Pero el hombre de la división entre natural y sobrenatural no sólo pierde y empobrece a Dios. Como intuyó Nietzsche, la muerte de Dios —que hunde sus raíces remotas en esa división— no sólo conduciría a la pérdida del “más allá”, iba a hacer también perder el “más acá”. Ese hombre ha empobrecido hasta límites inimaginables su experiencia del mundo. No puede mirarlo ya más que como una cantera objeto de explotación. El mundo está desencantado, ha perdido su misterio, ha perdido el carácter de don, de signo, ha dejado de ser un lenguaje, y un lenguaje de amor: una manifestación creada del Amor Increado.

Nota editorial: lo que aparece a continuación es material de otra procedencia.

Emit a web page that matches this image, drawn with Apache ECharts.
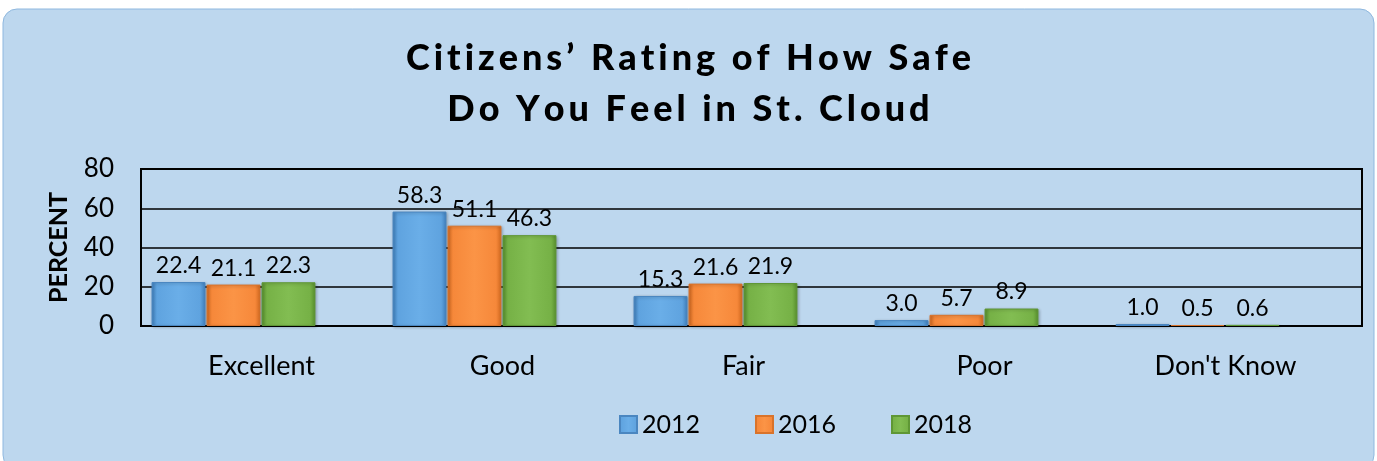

Apenas somos conscientes de las consecuencias inmensas de estas dos pérdidas. Y es ahí donde la familiaridad con las grandes obras del pensamiento cristiano ruso puede ser una inmensa gracia para nosotros. En la medida en que esas obras nos abren a una percepción de la tradición cristiana que no está “domesticada” por la cultura secular occidental, son una bocanada de aire fresco, una bendición para nuestra Iglesia de lengua española. A eso es a lo que se refería el Beato Juan Pablo II cuando decía que la Iglesia tiene que volver a respirar con sus dos pulmones. Esos dos pulmones, ambos igualmente necesarios para la salud de la Iglesia, son la tradición oriental y la tradición occidental. Nuestra experiencias históricas, tan diferentes y tan similares a la vez, son para unos y para otros una ocasión de enriquecimiento mutuo, una llamada a abrirnos todos con más plenitud a la novedad de vida que el Señor nos concede vivir, para luz de este mundo dolorido y roto.
Por eso es una bendición poder presentar a los lectores de lengua española un libro como éste del Metropolita Hilarión, que nos introduce de una manera sencilla y profunda a la vez a los tesoros de esa tradición hermana, a la que podemos considerar maestra en tantos sentidos. Y lo mismo el libro que le ha precedido, obra del Patriarca Cirilo. Y lo mismo, si Dios quiere, otras obras de la tradición ortodoxa eslava que seguirán en esta nueva colección, titulada precisamente Pravoslavie (Ortodoxia). Quieran el Señor Jesús y su Madre Santísima concedernos que, adentrándonos juntos más y más en el misterio de Cristo, y sin perder ninguno los preciosos dones que el Señor ha repartido entre las Iglesias según su beneplácito, podamos llegar un día a la comunión plena del Espíritu Santo.